### WHAT YOU ARE ASKED TO DO
Among the records below, find each line that includes the string "standalone" and copy it.

### Collected data
++++++++++

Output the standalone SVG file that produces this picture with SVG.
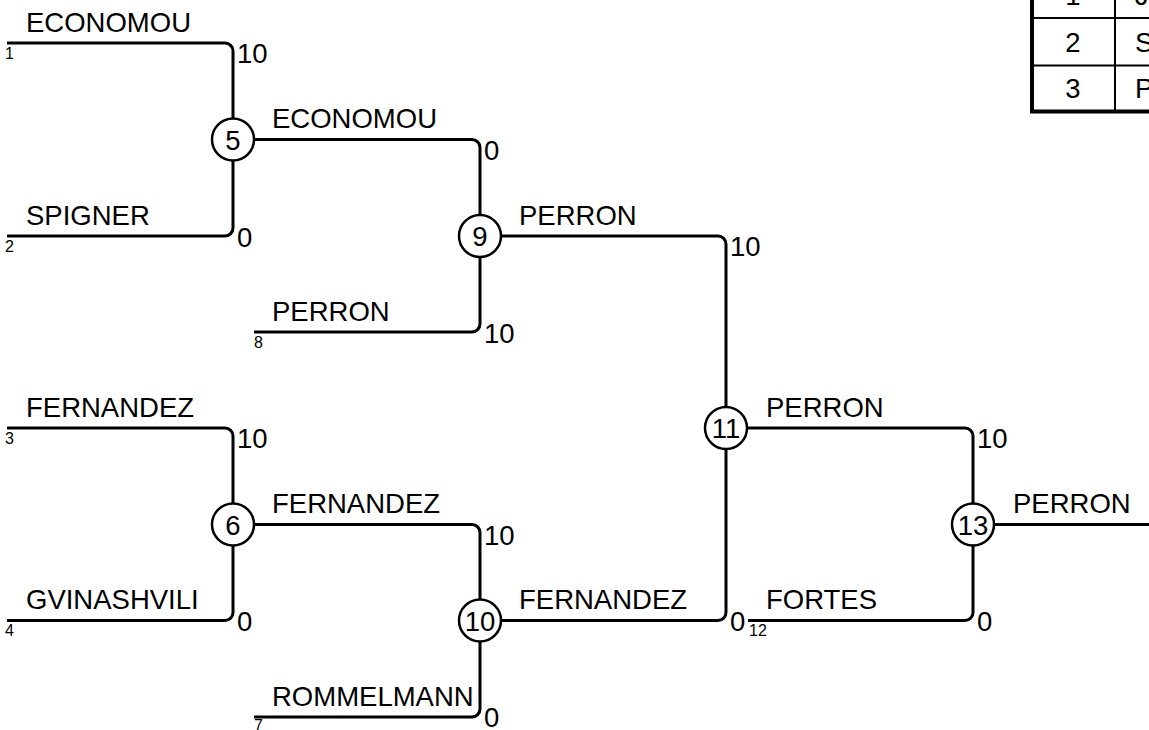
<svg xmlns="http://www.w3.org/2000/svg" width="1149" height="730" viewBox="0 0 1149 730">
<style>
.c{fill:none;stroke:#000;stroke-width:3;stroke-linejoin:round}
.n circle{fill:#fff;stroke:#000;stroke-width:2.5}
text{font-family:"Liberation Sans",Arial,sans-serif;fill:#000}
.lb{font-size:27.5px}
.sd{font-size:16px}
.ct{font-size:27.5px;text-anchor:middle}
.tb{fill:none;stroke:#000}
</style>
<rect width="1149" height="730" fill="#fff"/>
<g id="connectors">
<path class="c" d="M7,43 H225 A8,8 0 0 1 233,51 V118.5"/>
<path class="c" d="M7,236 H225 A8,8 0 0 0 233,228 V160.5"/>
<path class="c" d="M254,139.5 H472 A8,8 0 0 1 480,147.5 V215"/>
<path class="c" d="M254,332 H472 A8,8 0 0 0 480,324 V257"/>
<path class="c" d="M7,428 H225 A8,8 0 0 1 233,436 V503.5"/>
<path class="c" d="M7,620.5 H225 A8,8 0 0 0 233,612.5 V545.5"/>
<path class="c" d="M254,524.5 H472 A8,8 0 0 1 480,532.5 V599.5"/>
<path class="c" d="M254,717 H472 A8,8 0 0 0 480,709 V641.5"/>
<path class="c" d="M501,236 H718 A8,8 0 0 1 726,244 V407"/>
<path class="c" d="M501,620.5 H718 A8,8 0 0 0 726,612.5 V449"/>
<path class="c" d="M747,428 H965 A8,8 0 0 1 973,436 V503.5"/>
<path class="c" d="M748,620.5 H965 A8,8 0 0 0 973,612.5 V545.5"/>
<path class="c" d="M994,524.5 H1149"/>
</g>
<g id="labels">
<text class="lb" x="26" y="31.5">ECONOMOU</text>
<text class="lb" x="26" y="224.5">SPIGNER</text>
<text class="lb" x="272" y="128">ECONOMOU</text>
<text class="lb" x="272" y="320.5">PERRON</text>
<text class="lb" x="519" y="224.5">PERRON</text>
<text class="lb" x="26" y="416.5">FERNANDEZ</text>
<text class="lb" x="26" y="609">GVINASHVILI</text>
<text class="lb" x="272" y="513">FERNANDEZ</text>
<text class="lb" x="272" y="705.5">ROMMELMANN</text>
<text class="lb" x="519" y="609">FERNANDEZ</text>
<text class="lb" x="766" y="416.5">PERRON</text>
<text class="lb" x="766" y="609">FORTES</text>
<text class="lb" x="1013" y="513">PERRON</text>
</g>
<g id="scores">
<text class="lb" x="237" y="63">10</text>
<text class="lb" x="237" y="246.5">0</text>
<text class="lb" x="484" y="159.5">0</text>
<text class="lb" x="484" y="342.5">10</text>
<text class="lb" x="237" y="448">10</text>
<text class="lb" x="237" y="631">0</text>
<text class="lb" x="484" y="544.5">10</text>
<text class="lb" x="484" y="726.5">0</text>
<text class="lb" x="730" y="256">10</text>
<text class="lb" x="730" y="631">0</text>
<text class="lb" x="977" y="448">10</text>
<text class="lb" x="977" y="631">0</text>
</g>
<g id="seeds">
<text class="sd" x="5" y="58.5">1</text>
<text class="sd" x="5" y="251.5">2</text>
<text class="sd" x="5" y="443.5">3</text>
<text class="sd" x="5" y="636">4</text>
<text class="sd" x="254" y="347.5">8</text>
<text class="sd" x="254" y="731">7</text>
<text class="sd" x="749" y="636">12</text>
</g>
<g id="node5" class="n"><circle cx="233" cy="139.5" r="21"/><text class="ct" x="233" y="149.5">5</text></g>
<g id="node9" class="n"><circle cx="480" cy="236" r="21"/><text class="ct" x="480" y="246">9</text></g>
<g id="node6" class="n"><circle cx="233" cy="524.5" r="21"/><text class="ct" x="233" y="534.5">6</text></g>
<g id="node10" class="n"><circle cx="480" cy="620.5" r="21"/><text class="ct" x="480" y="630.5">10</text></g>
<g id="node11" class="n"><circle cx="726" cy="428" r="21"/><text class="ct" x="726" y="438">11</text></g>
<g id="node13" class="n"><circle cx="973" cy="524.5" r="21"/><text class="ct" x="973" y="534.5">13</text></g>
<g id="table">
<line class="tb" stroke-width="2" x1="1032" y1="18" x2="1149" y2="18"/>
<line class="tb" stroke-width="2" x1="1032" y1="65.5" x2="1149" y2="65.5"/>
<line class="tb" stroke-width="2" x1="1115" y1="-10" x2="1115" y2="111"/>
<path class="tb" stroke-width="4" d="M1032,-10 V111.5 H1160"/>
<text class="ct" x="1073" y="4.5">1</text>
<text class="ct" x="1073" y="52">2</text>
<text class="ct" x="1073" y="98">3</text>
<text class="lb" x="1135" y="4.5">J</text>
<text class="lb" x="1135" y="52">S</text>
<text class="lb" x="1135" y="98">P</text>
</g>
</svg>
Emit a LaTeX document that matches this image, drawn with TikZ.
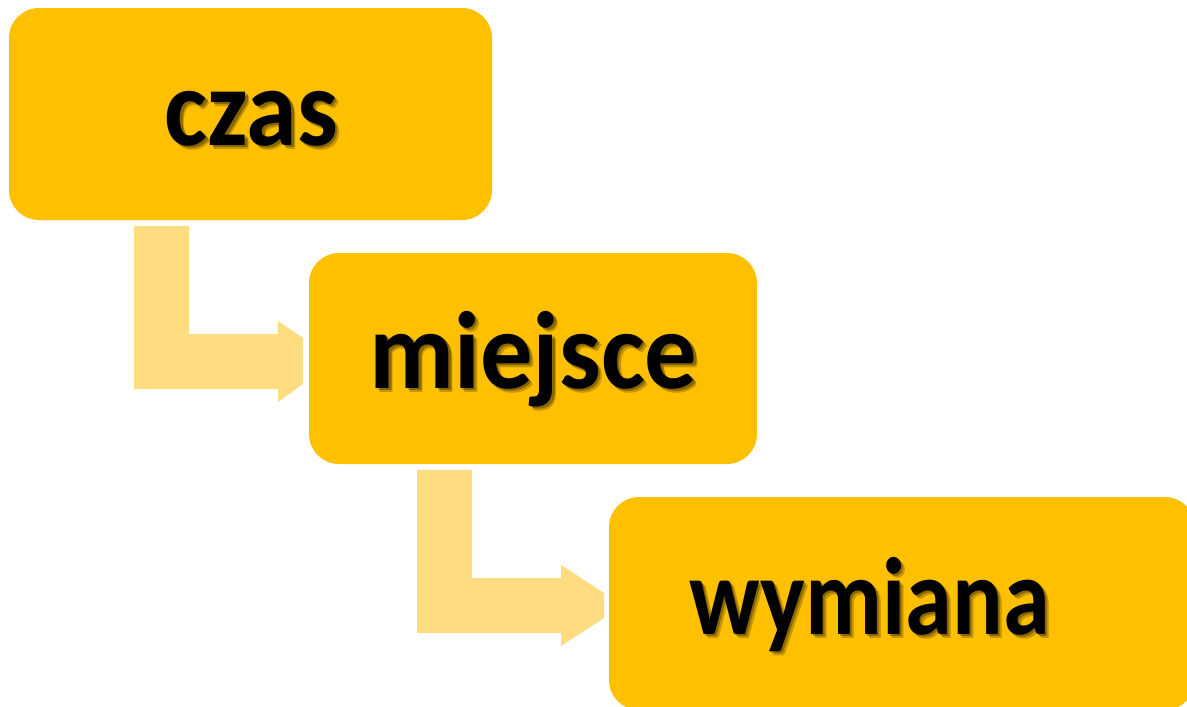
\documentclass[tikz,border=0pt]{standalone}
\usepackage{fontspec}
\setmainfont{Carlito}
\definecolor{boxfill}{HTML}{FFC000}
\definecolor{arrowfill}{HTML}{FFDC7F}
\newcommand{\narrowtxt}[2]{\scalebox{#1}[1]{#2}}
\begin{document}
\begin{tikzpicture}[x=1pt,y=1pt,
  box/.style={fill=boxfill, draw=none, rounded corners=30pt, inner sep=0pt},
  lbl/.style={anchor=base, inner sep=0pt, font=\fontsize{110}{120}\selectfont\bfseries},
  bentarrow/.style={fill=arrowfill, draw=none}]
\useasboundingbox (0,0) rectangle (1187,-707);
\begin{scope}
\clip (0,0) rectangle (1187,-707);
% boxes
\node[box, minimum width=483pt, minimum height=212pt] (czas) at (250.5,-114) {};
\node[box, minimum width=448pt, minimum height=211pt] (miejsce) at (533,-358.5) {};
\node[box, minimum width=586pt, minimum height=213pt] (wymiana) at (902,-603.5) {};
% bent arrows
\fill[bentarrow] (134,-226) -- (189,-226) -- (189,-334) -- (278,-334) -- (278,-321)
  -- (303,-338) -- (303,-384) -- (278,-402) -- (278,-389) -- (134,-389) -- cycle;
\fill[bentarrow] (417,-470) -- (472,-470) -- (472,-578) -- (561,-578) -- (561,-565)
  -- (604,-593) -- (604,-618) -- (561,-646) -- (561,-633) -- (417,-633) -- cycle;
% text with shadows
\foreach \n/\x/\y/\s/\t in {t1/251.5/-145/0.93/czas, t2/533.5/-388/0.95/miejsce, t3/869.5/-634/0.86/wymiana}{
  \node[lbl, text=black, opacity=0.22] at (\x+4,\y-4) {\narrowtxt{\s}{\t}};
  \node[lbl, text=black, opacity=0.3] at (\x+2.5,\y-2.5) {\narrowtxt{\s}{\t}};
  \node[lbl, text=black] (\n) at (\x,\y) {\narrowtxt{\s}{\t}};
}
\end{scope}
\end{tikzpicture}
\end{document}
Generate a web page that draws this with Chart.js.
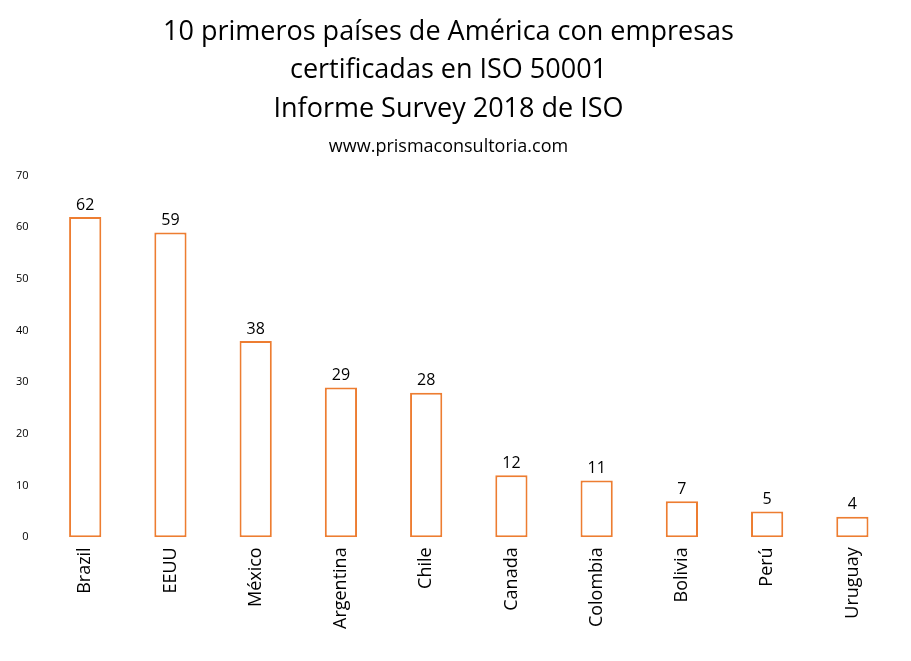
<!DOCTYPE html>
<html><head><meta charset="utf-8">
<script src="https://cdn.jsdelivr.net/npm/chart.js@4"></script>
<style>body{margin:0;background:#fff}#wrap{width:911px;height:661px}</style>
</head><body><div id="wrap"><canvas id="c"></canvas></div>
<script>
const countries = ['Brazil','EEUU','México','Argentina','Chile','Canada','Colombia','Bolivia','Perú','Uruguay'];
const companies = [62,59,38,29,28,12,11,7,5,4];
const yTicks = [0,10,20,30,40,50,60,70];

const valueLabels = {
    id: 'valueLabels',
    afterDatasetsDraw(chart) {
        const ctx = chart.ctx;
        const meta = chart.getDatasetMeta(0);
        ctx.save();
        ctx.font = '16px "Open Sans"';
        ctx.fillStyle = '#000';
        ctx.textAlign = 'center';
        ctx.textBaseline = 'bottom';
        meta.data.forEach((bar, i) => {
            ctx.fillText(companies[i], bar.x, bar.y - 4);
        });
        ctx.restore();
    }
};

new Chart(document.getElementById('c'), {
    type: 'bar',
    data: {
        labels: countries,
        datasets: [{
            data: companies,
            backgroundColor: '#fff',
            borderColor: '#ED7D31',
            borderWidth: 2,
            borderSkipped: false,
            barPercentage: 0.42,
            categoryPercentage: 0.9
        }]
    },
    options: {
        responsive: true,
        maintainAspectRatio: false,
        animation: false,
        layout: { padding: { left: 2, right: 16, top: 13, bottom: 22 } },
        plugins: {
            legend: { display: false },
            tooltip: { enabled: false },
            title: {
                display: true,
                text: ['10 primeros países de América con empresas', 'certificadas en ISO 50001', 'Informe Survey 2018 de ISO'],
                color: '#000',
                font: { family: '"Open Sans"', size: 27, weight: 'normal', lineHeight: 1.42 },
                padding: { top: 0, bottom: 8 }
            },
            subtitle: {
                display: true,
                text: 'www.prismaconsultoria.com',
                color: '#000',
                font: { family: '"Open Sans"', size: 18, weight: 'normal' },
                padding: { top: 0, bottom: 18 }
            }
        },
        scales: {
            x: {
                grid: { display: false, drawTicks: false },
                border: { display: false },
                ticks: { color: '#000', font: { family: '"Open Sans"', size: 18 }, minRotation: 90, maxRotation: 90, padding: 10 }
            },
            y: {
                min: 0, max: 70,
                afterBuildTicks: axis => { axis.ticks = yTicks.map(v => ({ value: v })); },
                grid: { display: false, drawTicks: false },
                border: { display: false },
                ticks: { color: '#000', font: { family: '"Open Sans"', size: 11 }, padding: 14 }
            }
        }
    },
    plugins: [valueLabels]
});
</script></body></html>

++++++++++

### SOLUTION FOR THIS PROBLEM
Output the standalone SVG file that produces this picture with SVG.
\documentclass[tikz,border=0pt]{standalone}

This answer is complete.